Inverse Design of Multicomponent Oxide Catalysts with Generative Models and DFT

PI Rafael Gomez-Bombarelli, MIT DMSE
Co-PI Yang-Shao Horn, MIT MechE
Livia Giordano, MIT MechE
Ben Blaiszik, Argonne National Laboratory
Gomez ALCC Graphic

Two-layer STELAR (Semi-grand Thermodynamic Ensemble with Lattice Auto-regressive Representation) architecture restricting dependence of all sites to previous sites and thermodynamic constraints. Each node shown in the figure represents a group of n neurons for an n-component system.

Project Summary

Combining machine learning and atomistic simulations through active learning, this project will explore and rank a very large composition space of multicomponent oxides according to their stability and activity. The predictions of these models will then be validated in the lab and scaled up through collaborations with academics and industry.

Project Description

Promising technologies such as solar fuels, fuel cells, electrolyzers, and metal-oxygen batteries are key for sustainable and independent energy generation and storage. However, they are being held back by a common challenge: the need to interconvert electricity and chemical energy in the formation and consumption of oxygen molecules. We lack efficient and cheap electrocatalytic materials for the so-called oxygen evolution reaction and oxygen reduction reaction (OER and ORR). Precious metals are effective but have limited practical applications because of their high cost and low abundance. Non-platinum group metal oxides such as Ni, Fe, and Co are active for OER and ORR in alkaline solutions, but are not stable in the acidic environment encountered in water electrolyzers or have low activity. Multi-component oxide materials can combine diverse earth-abundant elements to achieve the desired properties. Perovskites, for example, have an ABO3 composition and have shown much promise as OER/ORR catalysts because they can be doped with a rich variety of A and B site cations, and these changes in elemental composition allow fine-tuning of the electrocatalytic properties. Despite the promise of these materials, and the success of atomistic simulations in explaining and predicting catalytic activity of surfaces, the large combinatorial space of substitutions hinders design of new materials. There are billions of 5-element combinations and, even with computers, they cannot be evaluated one by one in search for the best. This project will build an autonomous computational activelearning loop to perform global optimization of multicomponent oxide catalysts for OER/ORR. Combining machine learning and atomistic simulations through active learning, this project will explore and rank a very large composition space of multicomponent oxides according to their stability and activity. The predictions of these models will then be validated in the lab and scaled up through collaborations with academics and industry.

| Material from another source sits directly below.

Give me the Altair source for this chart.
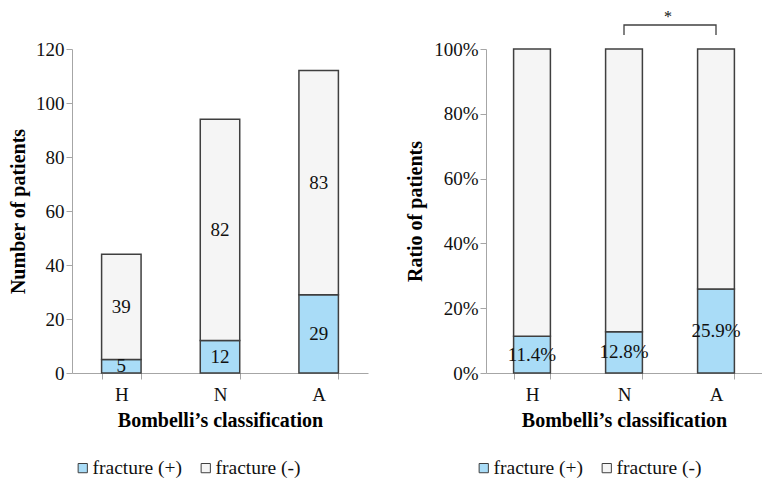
import altair as alt
import pandas as pd

# ---- data ----
categories = ["H", "N", "A"]
series = ["fracture (+)", "fracture (-)"]
fracture_pos = [5, 12, 29]
fracture_neg = [39, 82, 83]
ratio_labels = ["11.4%", "12.8%", "25.9%"]
count_ticks = [0, 20, 40, 60, 80, 100, 120]
ratio_ticks = [0, 0.2, 0.4, 0.6, 0.8, 1.0]
bracket_cats = ["N", "N", "A", "A"]
bracket_y = [1.043, 1.074, 1.074, 1.043]
sig_text = "*"

colors = ["#a9dcf7", "#f5f5f5"]
FONT = "Liberation Serif"
FS = 19
TFS = 20
TXT = "#111111"
STROKE = "#3f3f3f"

rows = []
for c, p, n, lab in zip(categories, fracture_pos, fracture_neg, ratio_labels):
    rows.append({"cat": c, "series": series[0], "value": p, "order": 0, "label": lab})
    rows.append({"cat": c, "series": series[1], "value": n, "order": 1, "label": ""})
df = pd.DataFrame(rows)

bracket_df = pd.DataFrame({"cat": bracket_cats, "y": bracket_y, "o": [0, 1, 2, 3]})
star_df = pd.DataFrame({"cat": ["N"], "y": [1.084], "t": [sig_text]})


def x_enc():
    return alt.X(
        "cat:N",
        sort=categories,
        scale=alt.Scale(domain=categories, paddingInner=0.6, paddingOuter=0.3),
        axis=alt.Axis(title="Bombelli’s classification", labelAngle=0,
                      tickBand="extent", tickSize=6, labelPadding=6, titlePadding=6),
    )


def color_enc(lx):
    return alt.Color(
        "series:N",
        scale=alt.Scale(domain=series, range=colors),
        legend=alt.Legend(
            orient="none", legendX=lx, legendY=409, direction="horizontal",
            title=None, symbolType="square", symbolSize=85,
            symbolStrokeColor=STROKE, symbolStrokeWidth=1,
            labelFont=FONT, labelFontSize=19.5, labelColor=TXT,
            columnPadding=14, labelOffset=0, padding=0,
        ),
    )


# ---- left panel: counts ----
y_left_scale = alt.Scale(domain=[0, 120])
y_left_axis = alt.Axis(values=count_ticks, title="Number of patients",
                       tickSize=6, labelPadding=2, titlePadding=7)

base = alt.Chart(df)
left_bars = base.mark_bar(stroke=STROKE, strokeWidth=1.5).encode(
    x=x_enc(),
    y=alt.Y("value:Q", stack="zero", scale=y_left_scale, axis=y_left_axis),
    color=color_enc(1),
    order=alt.Order("order:Q"),
)
left_text = base.transform_stack(
    stack="value", groupby=["cat"], as_=["y0", "y1"],
    sort=[alt.SortField("order", "ascending")],
).transform_calculate(mid="(datum.y0 + datum.y1) / 2").mark_text(
    font=FONT, fontSize=FS, color=TXT, baseline="middle"
).encode(
    x=x_enc(),
    y=alt.Y("mid:Q", scale=y_left_scale, axis=y_left_axis),
    text="value:Q",
)
left = alt.layer(left_bars, left_text).properties(width=296, height=324)

# ---- right panel: ratios ----
y_right_scale = alt.Scale(domain=[0, 1])
y_right_axis = alt.Axis(values=ratio_ticks, format=".0%", title="Ratio of patients",
                        tickSize=6, labelPadding=2, titlePadding=8)

right_bars = base.mark_bar(stroke=STROKE, strokeWidth=1.5).encode(
    x=x_enc(),
    y=alt.Y("value:Q", stack="normalize", scale=y_right_scale, axis=y_right_axis),
    color=color_enc(-12),
    order=alt.Order("order:Q"),
)
right_text = base.transform_joinaggregate(
    total="sum(value)", groupby=["cat"]
).transform_filter(alt.datum.order == 0).transform_calculate(
    mid="datum.value / datum.total / 2"
).mark_text(font=FONT, fontSize=FS, color=TXT, baseline="middle").encode(
    x=x_enc(),
    y=alt.Y("mid:Q", scale=y_right_scale, axis=y_right_axis),
    text="label:N",
)
bracket = alt.Chart(bracket_df).mark_line(color="#404040", strokeWidth=1.3).encode(
    x=x_enc(),
    y=alt.Y("y:Q", scale=y_right_scale, axis=y_right_axis),
    order="o:Q",
)
star = alt.Chart(star_df).mark_text(
    font=FONT, fontSize=16, color=TXT, baseline="alphabetic", dx=44
).encode(
    x=x_enc(),
    y=alt.Y("y:Q", scale=y_right_scale, axis=y_right_axis),
    text="t:N",
)
right = alt.layer(right_bars, right_text, bracket, star).properties(width=276, height=324)

chart = alt.hconcat(left, right, spacing=37).resolve_scale(
    color="independent", y="independent"
).resolve_legend(color="independent").properties(
    padding=0, background="white"
).configure_view(stroke=None).configure_axis(
    grid=False,
    domainColor="#a6a6a6",
    tickColor="#a6a6a6",
    labelFont=FONT,
    labelFontSize=FS,
    labelColor=TXT,
    titleFont=FONT,
    titleFontSize=TFS,
    titleFontWeight="bold",
    titleColor="#000000",
)

chart.save("out.html", embed_options={"renderer": "svg", "actions": False})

The project will utilize atomistic simulations based on quantum mechanics to rank candidate materials for their stability and their catalytic properties. Machine learning models will play two important roles. One in replacing the expensive simulations with fast surrogate functions that reproduce the accuracy at a fraction of the cost. Neural network architectures fine-tuned for materials will be trained on the continuously acquired data. The second use of machine learning is inspired in the recent successes in games like chess or go, where machines learn to play a game based on discrete decisions. In our case, the game is designing a material, and the discrete “moves” are selecting which elements to use in which positions in the material to get stable and active catalysts. By rapidly exhausting a large design space, this project will generate highly promising and diverse materials for OER/ORR that will then be validated experimentally and scaled up towards devices and products. The project will also produce a complete “map” of the chemical space of oxides for OER/ORR which can guide further material searches for other applications.